Summerhall. Edinburgh until March 8th
Four stars

Building a home, as demonstrated by the fifteen photographers and film-makers in this British Council touring exhibition travelling across ten venues in the Middle East and UK, is about more than four walls and a door. Pulled together by Cardiff-based Ffotogallery director David Drake, the show brings together work by artists from both territories to create a disparate community occupying the same global village.

Kids play football and sit on walls in Xo, Josh Adams Jones’ studies of Oman’s ex-pats. In Melting Boundaries, Gillian Robertson captures a group of teenagers posing on a bench beside a tree, looking invincible enough to take on whatever world you’ve got. Such enlivened everydayness proves similarly captivating in Beyond Home, Hussain Almosawi and Mariam Alarab’s series of images of Bahraini immigrants who built new lives in Britain.

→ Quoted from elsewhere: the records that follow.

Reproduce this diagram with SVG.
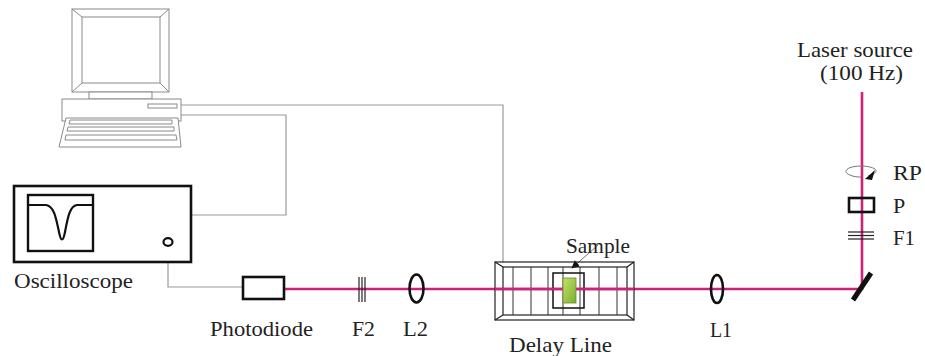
<svg xmlns="http://www.w3.org/2000/svg" width="925" height="356" viewBox="0 0 925 356">
  <defs>
    <style>
      .lbl { font-family: "Liberation Serif", "Times New Roman", serif; font-size: 22px; fill: #222; }
      .pc { fill: #fff; stroke: #8a8a8a; stroke-width: 1; }
      .cable { fill: none; stroke: #9a9a9a; stroke-width: 1.2; }
      .beam { fill: none; stroke: #cc2277; stroke-width: 2.6; }
      .optic { fill: none; stroke: #111; stroke-width: 2.6; }
      .thin { fill: none; stroke: #222; stroke-width: 1.2; }
    </style>
    <linearGradient id="sampleFill" x1="0" y1="0" x2="1" y2="1">
      <stop offset="0" stop-color="#c6e06a"/>
      <stop offset="1" stop-color="#78b02c"/>
    </linearGradient>
    <marker id="arrowHead" viewBox="0 0 10 10" refX="9" refY="5" markerWidth="8" markerHeight="8" orient="auto" markerUnits="userSpaceOnUse">
      <path d="M0,0 L10,5 L0,10 z" fill="#111"/>
    </marker>
  </defs>

  <rect width="925" height="356" fill="#fff"/>

  <!-- cables and beam path -->
  <g id="connectors">
    <polyline class="cable" points="181,105 503,105 503,262"/>
    <polyline class="cable" points="181,115 286,115 286,215 191,215"/>
    <polyline class="cable" points="168,246 168,287 243,287"/>
    <polyline class="beam" points="862,92 862,289 284,289"/>
    <line x1="598" y1="245" x2="572" y2="268" stroke="#777" stroke-width="1" marker-end="url(#arrowHead)"/>
  </g>

  <!-- computer -->
  <g id="computer">
    <rect class="pc" x="72" y="9" width="97" height="83"/>
    <rect class="pc" x="82" y="17" width="78" height="66"/>
    <line class="pc" x1="72" y1="9" x2="82" y2="17"/>
    <line class="pc" x1="169" y1="9" x2="160" y2="17"/>
    <line class="pc" x1="72" y1="92" x2="82" y2="83"/>
    <line class="pc" x1="169" y1="92" x2="160" y2="83"/>
    <rect class="pc" x="89" y="92" width="63" height="7"/>
    <rect class="pc" x="62" y="99" width="119" height="22"/>
    <rect class="pc" x="148" y="104" width="29" height="4"/>
    <polygon class="pc" points="66,118 178,118 181,147 59,147"/>
    <polygon class="pc" points="70,120 172,120 172,124 69,124"/>
    <polygon class="pc" points="68,127 174,127 174,131 67,131"/>
    <polygon class="pc" points="66,135 176,135 177,140 65,140"/>
  </g>

  <!-- oscilloscope -->
  <g id="oscilloscope">
    <rect x="14" y="186" width="177" height="76" fill="#fff" stroke="#111" stroke-width="2.6"/>
    <rect x="28" y="195" width="65" height="56" fill="#fff" stroke="#111" stroke-width="2.4"/>
    <path d="M28,205 L46,205 C54,206 56,218 59,232 C61,242 63,242 65,232 C68,216 70,206 77,205 L93,205" fill="none" stroke="#111" stroke-width="2.2"/>
    <ellipse cx="168" cy="242" rx="4.5" ry="3.8" fill="#fff" stroke="#111" stroke-width="2.2"/>
    <text class="lbl" x="14" y="288" textLength="119" lengthAdjust="spacingAndGlyphs">Oscilloscope</text>
  </g>

  <!-- photodiode -->
  <g id="photodiode">
    <rect class="optic" x="243" y="277" width="41" height="22" fill="#fff"/>
    <text class="lbl" x="210" y="336" textLength="103" lengthAdjust="spacingAndGlyphs">Photodiode</text>
  </g>

  <!-- filter F2 -->
  <g id="f2">
    <line class="thin" x1="359" y1="277" x2="359" y2="302"/>
    <line class="thin" x1="362" y1="277" x2="362" y2="302"/>
    <line class="thin" x1="365" y1="277" x2="365" y2="302"/>
    <text class="lbl" x="352" y="336" textLength="23" lengthAdjust="spacingAndGlyphs">F2</text>
  </g>

  <!-- lens L2 -->
  <g id="l2">
    <ellipse class="optic" cx="416.5" cy="288.5" rx="7" ry="14"/>
    <text class="lbl" x="403" y="336" textLength="25" lengthAdjust="spacingAndGlyphs">L2</text>
  </g>

  <!-- delay line with sample -->
  <g id="delay-line">
    <rect class="thin" x="495" y="262" width="139" height="58" stroke-width="1.5"/>
    <rect class="thin" x="503" y="267" width="124" height="48"/>
    <line class="thin" x1="495" y1="262" x2="503" y2="267"/>
    <line class="thin" x1="634" y1="262" x2="627" y2="267"/>
    <line class="thin" x1="495" y1="320" x2="503" y2="315"/>
    <line class="thin" x1="634" y1="320" x2="627" y2="315"/>
    <g stroke="#333" stroke-width="1">
      <line x1="513" y1="267" x2="513" y2="315"/>
      <line x1="531" y1="267" x2="531" y2="315"/>
      <line x1="548" y1="267" x2="548" y2="315"/>
      <line x1="563" y1="267" x2="563" y2="315"/>
      <line x1="580" y1="267" x2="580" y2="315"/>
      <line x1="599" y1="267" x2="599" y2="315"/>
      <line x1="617" y1="267" x2="617" y2="315"/>
    </g>
    <rect x="553" y="273" width="31" height="35" fill="none" stroke="#111" stroke-width="1.5"/>
    <line class="beam" x1="495" y1="289" x2="634" y2="289"/>
    <rect x="563" y="278" width="13" height="25" fill="url(#sampleFill)" stroke="#6a8a30" stroke-width="0.8"/>
    <text class="lbl" x="566" y="253" textLength="64" lengthAdjust="spacingAndGlyphs">Sample</text>
    <text class="lbl" x="509" y="352" textLength="103" lengthAdjust="spacingAndGlyphs">Delay Line</text>
  </g>

  <!-- lens L1 -->
  <g id="l1">
    <ellipse class="optic" cx="717" cy="289" rx="6" ry="14"/>
    <text class="lbl" x="710" y="337" textLength="22" lengthAdjust="spacingAndGlyphs">L1</text>
  </g>

  <!-- mirror -->
  <g id="mirror">
    <line x1="853" y1="300" x2="871" y2="273" stroke="#111" stroke-width="5"/>
  </g>

  <!-- filter F1 -->
  <g id="f1">
    <line class="thin" x1="848" y1="232" x2="874" y2="232"/>
    <line class="thin" x1="848" y1="235.5" x2="874" y2="235.5"/>
    <line class="thin" x1="848" y1="239" x2="874" y2="239"/>
    <text class="lbl" x="893" y="245" textLength="22" lengthAdjust="spacingAndGlyphs">F1</text>
  </g>

  <!-- polarizer P -->
  <g id="polarizer">
    <rect class="optic" x="849" y="198" width="25" height="14"/>
    <text class="lbl" x="893" y="213">P</text>
  </g>

  <!-- rotating polarizer RP -->
  <g id="rotator">
    <path d="M868,176 C880,173 879,167 862,166 C846,166 842,172 850,175 C854,177 858,177 861,177" fill="none" stroke="#777" stroke-width="1"/>
    <path d="M875,170 L865,179 L872,180 z" fill="#111"/>
    <text class="lbl" x="893" y="180" textLength="29" lengthAdjust="spacingAndGlyphs">RP</text>
  </g>

  <!-- laser source -->
  <g id="laser">
    <text class="lbl" x="797" y="57" textLength="116" lengthAdjust="spacingAndGlyphs">Laser source</text>
    <text class="lbl" x="820" y="80" textLength="83" lengthAdjust="spacingAndGlyphs">(100 Hz)</text>
  </g>
</svg>
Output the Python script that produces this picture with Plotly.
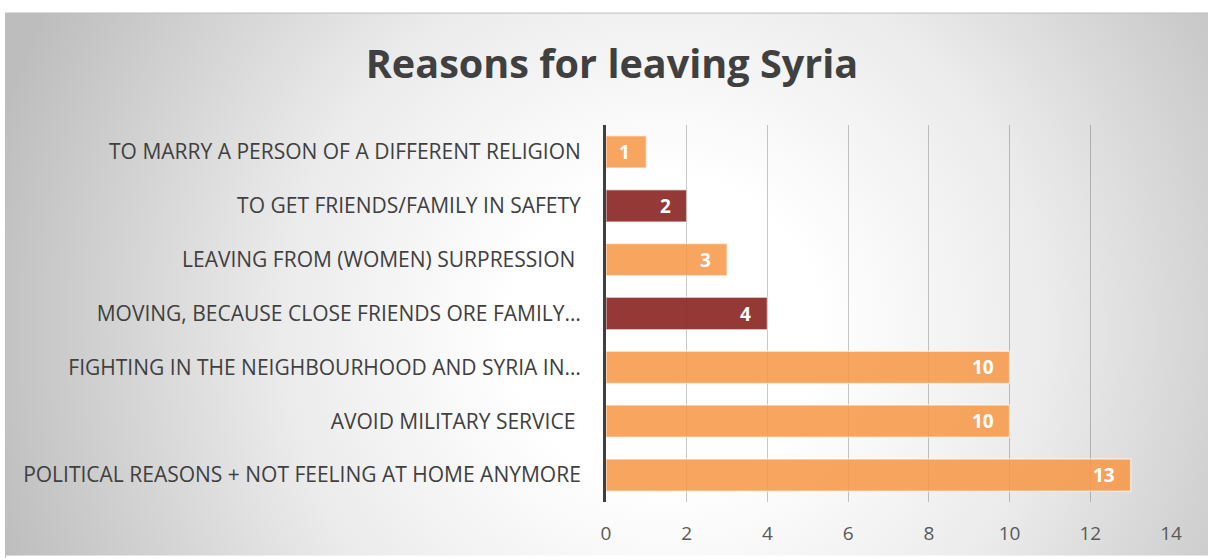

En route to this, however, are the ruined mosques on the road to Medina in Moath Alofi’s The Last Tashahud series. There is too the aftermath of the Iraqi destruction of Kuwait in the dilapidated palaces of Mohammed Al-Kouh’s Invasion / Qasr AlSalam. Equally foreboding are Sara Al Obaidly’s images of the Qatari landscape since the discovery of natural gas in Concrete Diaries, while plastic bottles and cars mark the modernisation of Dubai in Ben Soedira’s Foreign Sands.

With myriad points between, the exhibition alights with two short films. In Abi Green and Sebastian Betancur-Montoya’s Fata Morgana, a figure covered in coin-shaped mirrors drags a reflective hut around like a nomadic sea creature hauling its shell in search of somewhere safe to evolve.

Finally, Hiwar: Reimagining the Music of Oman, is Zahed Sultan’s quick-fire peek into the development of a concert drawn from pearl-diving music from the Persian Gulf. The euphoric sounds that travel the gallery lay bare the communal power the international language of music brings with it.